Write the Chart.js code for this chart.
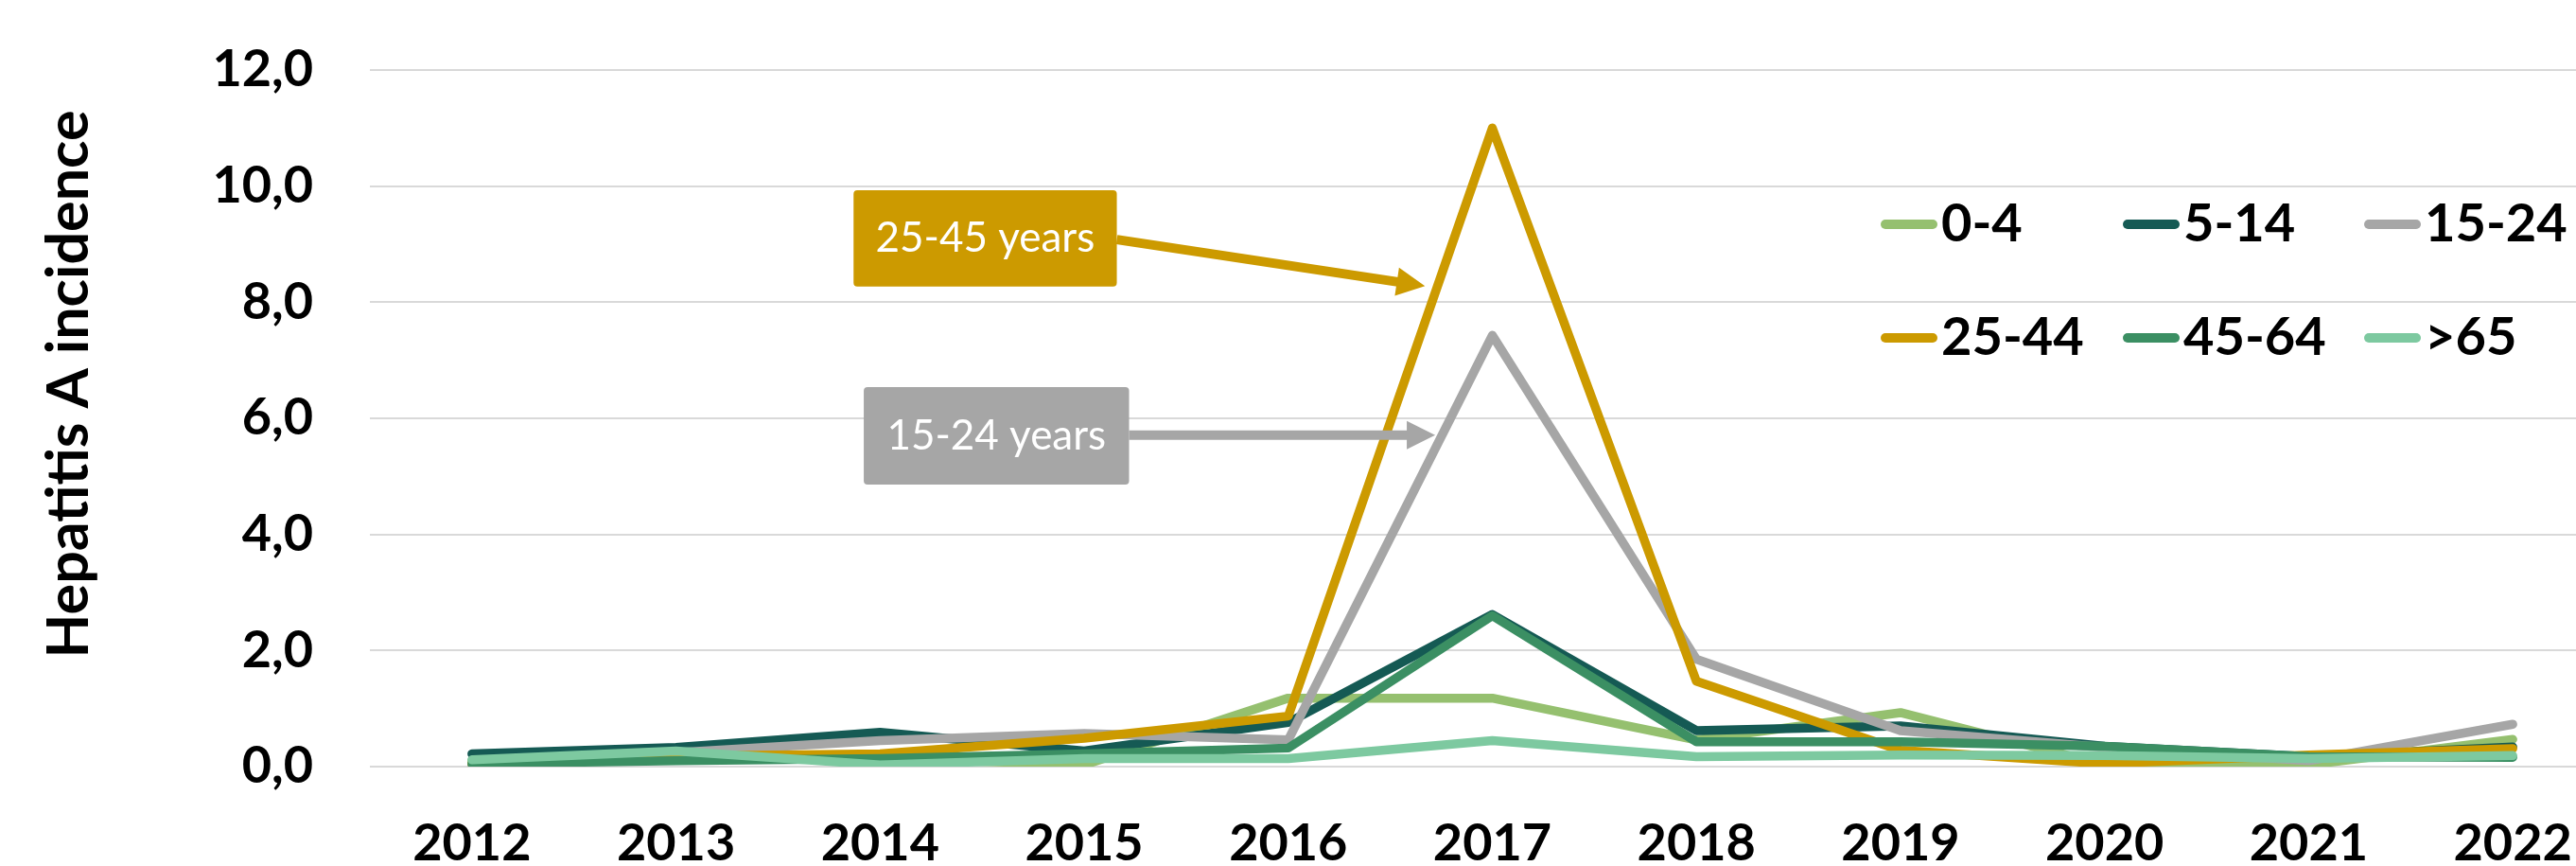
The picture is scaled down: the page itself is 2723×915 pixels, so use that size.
<!DOCTYPE html>
<html>
<head>
<meta charset="utf-8">
<title>Hepatitis A incidence by age group</title>
<script src="https://cdn.jsdelivr.net/npm/chart.js@4.4.1/dist/chart.umd.min.js"></script>
<style>
  html, body { margin: 0; padding: 0; background: #fff; }
  #wrap { position: relative; width: 2723px; height: 915px; }
</style>
</head>
<body>
<div id="wrap"><canvas id="hepa-chart"></canvas></div>
<script>
// data
var years = [2012, 2013, 2014, 2015, 2016, 2017, 2018, 2019, 2020, 2021, 2022];
var yearLabels = ['2012', '2013', '2014', '2015', '2016', '2017', '2018', '2019', '2020', '2021', '2022'];
var groups = ['0-4', '5-14', '15-24', '25-44', '45-64', '>65'];
var inc0to4   = [0.10, 0.25, 0.15, 0.03, 1.18, 1.18, 0.46, 0.93, 0.03, 0.03, 0.47];
var inc5to14  = [0.22, 0.33, 0.59, 0.27, 0.76, 2.62, 0.62, 0.70, 0.35, 0.17, 0.34];
var inc15to24 = [0.02, 0.24, 0.45, 0.57, 0.46, 7.43, 1.85, 0.62, 0.33, 0.10, 0.73];
var inc25to44 = [0.05, 0.18, 0.22, 0.49, 0.87, 11.0, 1.47, 0.28, 0.05, 0.20, 0.31];
var inc45to64 = [0.05, 0.10, 0.14, 0.22, 0.32, 2.60, 0.43, 0.43, 0.35, 0.17, 0.16];
var incOver65 = [0.12, 0.27, 0.03, 0.14, 0.14, 0.45, 0.17, 0.20, 0.19, 0.14, 0.19];
var yTickLabels = ['0,0', '2,0', '4,0', '6,0', '8,0', '10,0', '12,0'];

var series = [inc0to4, inc5to14, inc15to24, inc25to44, inc45to64, incOver65];
var lineColors = ['#95C06F', '#155A54', '#A6A6A6', '#CC9A00', '#3B8F63', '#7DC9A0'];

// callouts, placed in data units
var callouts = [
    {text: '25-45 years', color: '#CC9A00', box: [2013.87, 9.93, 2015.16, 8.27], from: [2015.16, 9.08], to: [2016.67, 8.28]},
    {text: '15-24 years', color: '#A6A6A6', box: [2013.92, 6.54, 2015.22, 4.86], from: [2015.22, 5.71], to: [2016.72, 5.71]}
];

var datasets = groups.map(function (name, i) {
    return {
        label: name,
        data: years.map(function (yr, j) { return {x: yr, y: series[i][j]}; }),
        borderColor: lineColors[i],
        backgroundColor: lineColors[i],
        borderWidth: 9.5,
        pointRadius: 0,
        pointHoverRadius: 0,
        tension: 0,
        borderCapStyle: 'round',
        borderJoinStyle: 'round',
        order: groups.length - i
    };
});

function drawArrow(ctx, x1, y1, x2, y2, color) {
    var ang = Math.atan2(y2 - y1, x2 - x1), head = 30, half = 15;
    var bx = x2 - head * Math.cos(ang), by = y2 - head * Math.sin(ang);
    ctx.strokeStyle = color;
    ctx.lineWidth = 10;
    ctx.lineCap = 'butt';
    ctx.beginPath(); ctx.moveTo(x1, y1); ctx.lineTo(bx + Math.cos(ang), by + Math.sin(ang)); ctx.stroke();
    ctx.fillStyle = color;
    ctx.beginPath();
    ctx.moveTo(x2, y2);
    ctx.lineTo(bx + half * Math.sin(ang), by - half * Math.cos(ang));
    ctx.lineTo(bx - half * Math.sin(ang), by + half * Math.cos(ang));
    ctx.closePath();
    ctx.fill();
}

var overlay = {
    id: 'overlay',
    afterDraw: function (chart) {
        var ctx = chart.ctx, xs = chart.scales.x, ys = chart.scales.y;
        ctx.save();

        // y axis title
        ctx.save();
        ctx.translate(73, 406);
        ctx.rotate(-Math.PI / 2);
        ctx.font = 'bold 61px Lato';
        ctx.fillStyle = '#000';
        ctx.textAlign = 'center';
        ctx.textBaseline = 'middle';
        ctx.fillText('Hepatitis A incidence', 0, 0);
        ctx.restore();

        // callout boxes + arrows
        callouts.forEach(function (c) {
            var l = xs.getPixelForValue(c.box[0]), t = ys.getPixelForValue(c.box[1]);
            var r = xs.getPixelForValue(c.box[2]), b = ys.getPixelForValue(c.box[3]);
            ctx.fillStyle = c.color;
            ctx.beginPath();
            ctx.roundRect(l, t, r - l, b - t, 4);
            ctx.fill();
            ctx.fillStyle = '#fff';
            ctx.font = '44px Lato';
            ctx.textAlign = 'center';
            ctx.textBaseline = 'middle';
            ctx.fillText(c.text, (l + r) / 2, (t + b) / 2);
            drawArrow(ctx, xs.getPixelForValue(c.from[0]), ys.getPixelForValue(c.from[1]),
                xs.getPixelForValue(c.to[0]), ys.getPixelForValue(c.to[1]), c.color);
        });

        // legend, 3 columns x 2 rows
        var cols = [1988, 2244, 2499], rows = [237, 357];
        ctx.font = 'bold 56px Lato';
        ctx.textAlign = 'left';
        ctx.textBaseline = 'middle';
        chart.data.datasets.forEach(function (ds, i) {
            var lx = cols[i % 3], ly = rows[Math.floor(i / 3)];
            ctx.strokeStyle = ds.borderColor;
            ctx.lineWidth = 10;
            ctx.lineCap = 'round';
            ctx.beginPath(); ctx.moveTo(lx + 5, ly); ctx.lineTo(lx + 55, ly); ctx.stroke();
            ctx.fillStyle = '#000';
            ctx.fillText(ds.label, lx + 64, ly);
        });
        ctx.restore();
    }
};

var ctx = document.getElementById('hepa-chart').getContext('2d');
var chart = new Chart(ctx, {
    type: 'line',
    data: {datasets: datasets},
    plugins: [overlay],
    options: {
        responsive: true,
        maintainAspectRatio: false,
        animation: false,
        layout: {padding: {top: 74, right: 0, bottom: 0, left: 0}},
        plugins: {legend: {display: false}, tooltip: {enabled: false}},
        scales: {
            x: {
                type: 'linear',
                min: 2011.5,
                max: 2022.31,
                border: {display: false},
                grid: {drawOnChartArea: false, drawTicks: true, tickLength: 49, tickColor: 'rgba(0,0,0,0)', color: 'rgba(0,0,0,0)'},
                ticks: {
                    stepSize: 1,
                    includeBounds: false,
                    padding: 0,
                    maxRotation: 0,
                    autoSkip: false,
                    color: '#000',
                    font: {family: 'Lato', size: 54, weight: 'bold'},
                    callback: function (value) {
                        var i = years.indexOf(value);
                        return i >= 0 ? yearLabels[i] : '';
                    }
                },
                afterFit: function (scale) { scale.height = 105; }
            },
            y: {
                min: 0,
                max: 12,
                border: {display: false},
                grid: {color: '#D9D9D9', lineWidth: 2, drawTicks: true, tickLength: 60, tickColor: 'rgba(0,0,0,0)'},
                ticks: {
                    stepSize: 2,
                    padding: 0,
                    color: '#000',
                    font: {family: 'Lato', size: 54, weight: 'bold'},
                    callback: function (value, index) { return yTickLabels[index]; }
                },
                afterFit: function (scale) { scale.width = 391; }
            }
        }
    }
});
</script>
</body>
</html>
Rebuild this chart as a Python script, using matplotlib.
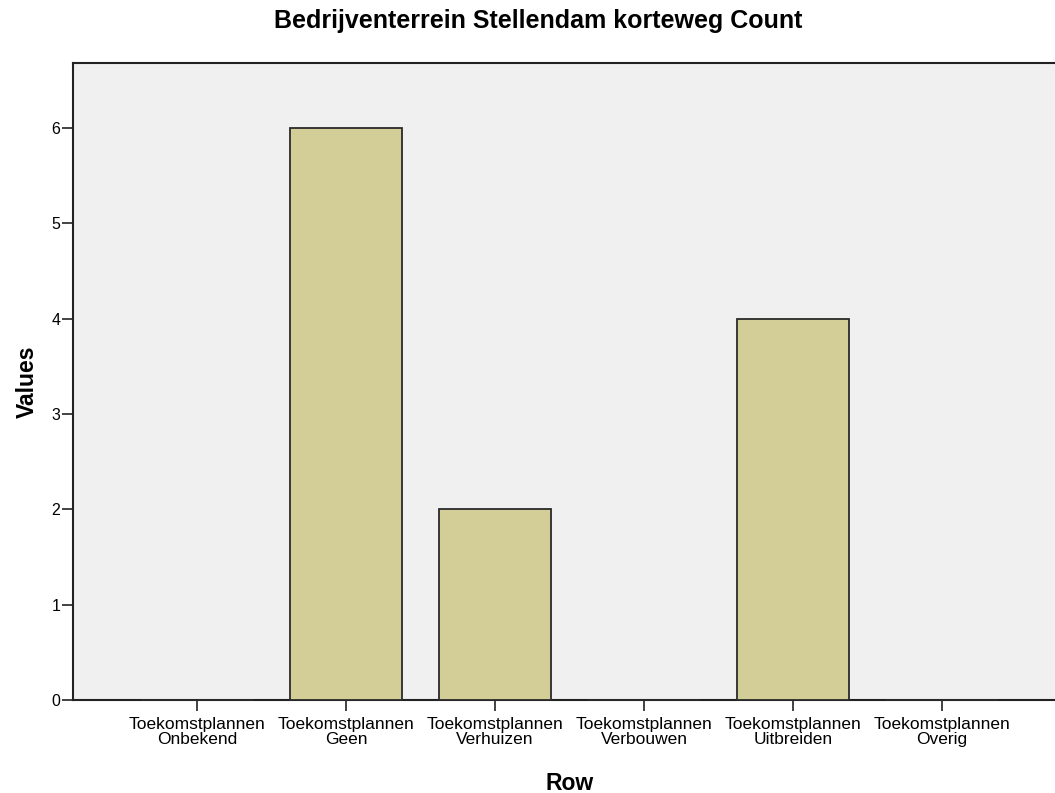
import matplotlib
matplotlib.use("Agg")
import matplotlib.pyplot as plt
import numpy as np

plt.rcParams['font.family'] = ['Liberation Sans', 'DejaVu Sans']

categories = ["Toekomstplannen\nOnbekend", "Toekomstplannen\nGeen",
              "Toekomstplannen\nVerhuizen", "Toekomstplannen\nVerbouwen",
              "Toekomstplannen\nUitbreiden", "Toekomstplannen\nOverig"]
counts = [0, 6, 2, 0, 4, 0]
yticks = [0, 1, 2, 3, 4, 5, 6]

fig = plt.figure(figsize=(10.55, 7.93), dpi=100)
ax = fig.add_axes([73/1055, 93/793, 993/1055, 637/793])
ax.set_facecolor('#f0f0f0')

x = np.arange(len(categories))
ax.bar(x, counts, width=0.75, color='#d3ce97', edgecolor='#2a2a2a',
       linewidth=1.3, zorder=3, clip_on=False)

ax.set_xlim(-0.832, len(categories) - 1 + 0.832)
ax.set_ylim(0, 6.68)
ax.set_xticks(x)
ax.set_xticklabels(categories, fontsize=12.5, linespacing=1.0)
ax.set_yticks(yticks)
ax.tick_params(axis='both', direction='out', length=8, width=1.2, color='#222222')
ax.tick_params(axis='y', labelsize=11.5, pad=1)
ax.tick_params(axis='x', pad=4)

for s in ['left', 'bottom', 'top']:
    ax.spines[s].set_linewidth(1.5)
    ax.spines[s].set_color('#222222')
ax.spines['right'].set_visible(False)

ax.set_ylabel('Values', fontsize=16.5, fontweight='bold', labelpad=9)
ax.set_xlabel('Row', fontsize=16.5, fontweight='bold', labelpad=18)
fig.text(538/1055, 1 - 21/793, 'Bedrijventerrein Stellendam korteweg Count',
         ha='center', va='center', fontsize=18, fontweight='bold')

fig.savefig('out.png', dpi=100)
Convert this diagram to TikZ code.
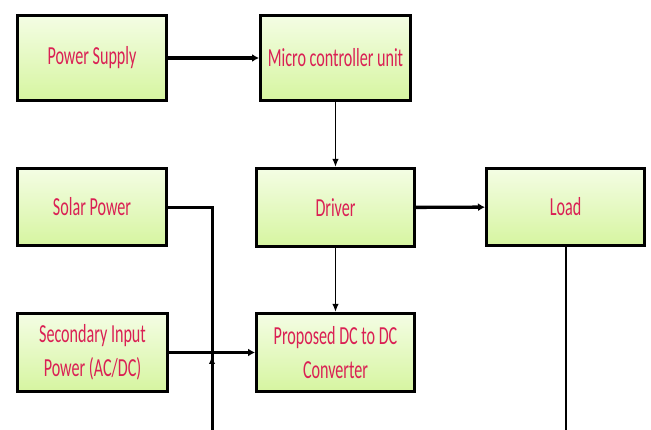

--------------------------------

**What is being asked**
Omit all pictures, and reproduce exactly the lines from the one holding "Rebuild this chart" through the one holding "linewidth=1.3, zorder=3, clip_on=False)", both included.

**Complete answer**
Rebuild this chart as a Python script, using matplotlib.
import matplotlib
matplotlib.use("Agg")
import matplotlib.pyplot as plt
import numpy as np

plt.rcParams['font.family'] = ['Liberation Sans', 'DejaVu Sans']

categories = ["Toekomstplannen\nOnbekend", "Toekomstplannen\nGeen",
              "Toekomstplannen\nVerhuizen", "Toekomstplannen\nVerbouwen",
              "Toekomstplannen\nUitbreiden", "Toekomstplannen\nOverig"]
counts = [0, 6, 2, 0, 4, 0]
yticks = [0, 1, 2, 3, 4, 5, 6]

fig = plt.figure(figsize=(10.55, 7.93), dpi=100)
ax = fig.add_axes([73/1055, 93/793, 993/1055, 637/793])
ax.set_facecolor('#f0f0f0')

x = np.arange(len(categories))
ax.bar(x, counts, width=0.75, color='#d3ce97', edgecolor='#2a2a2a',
       linewidth=1.3, zorder=3, clip_on=False)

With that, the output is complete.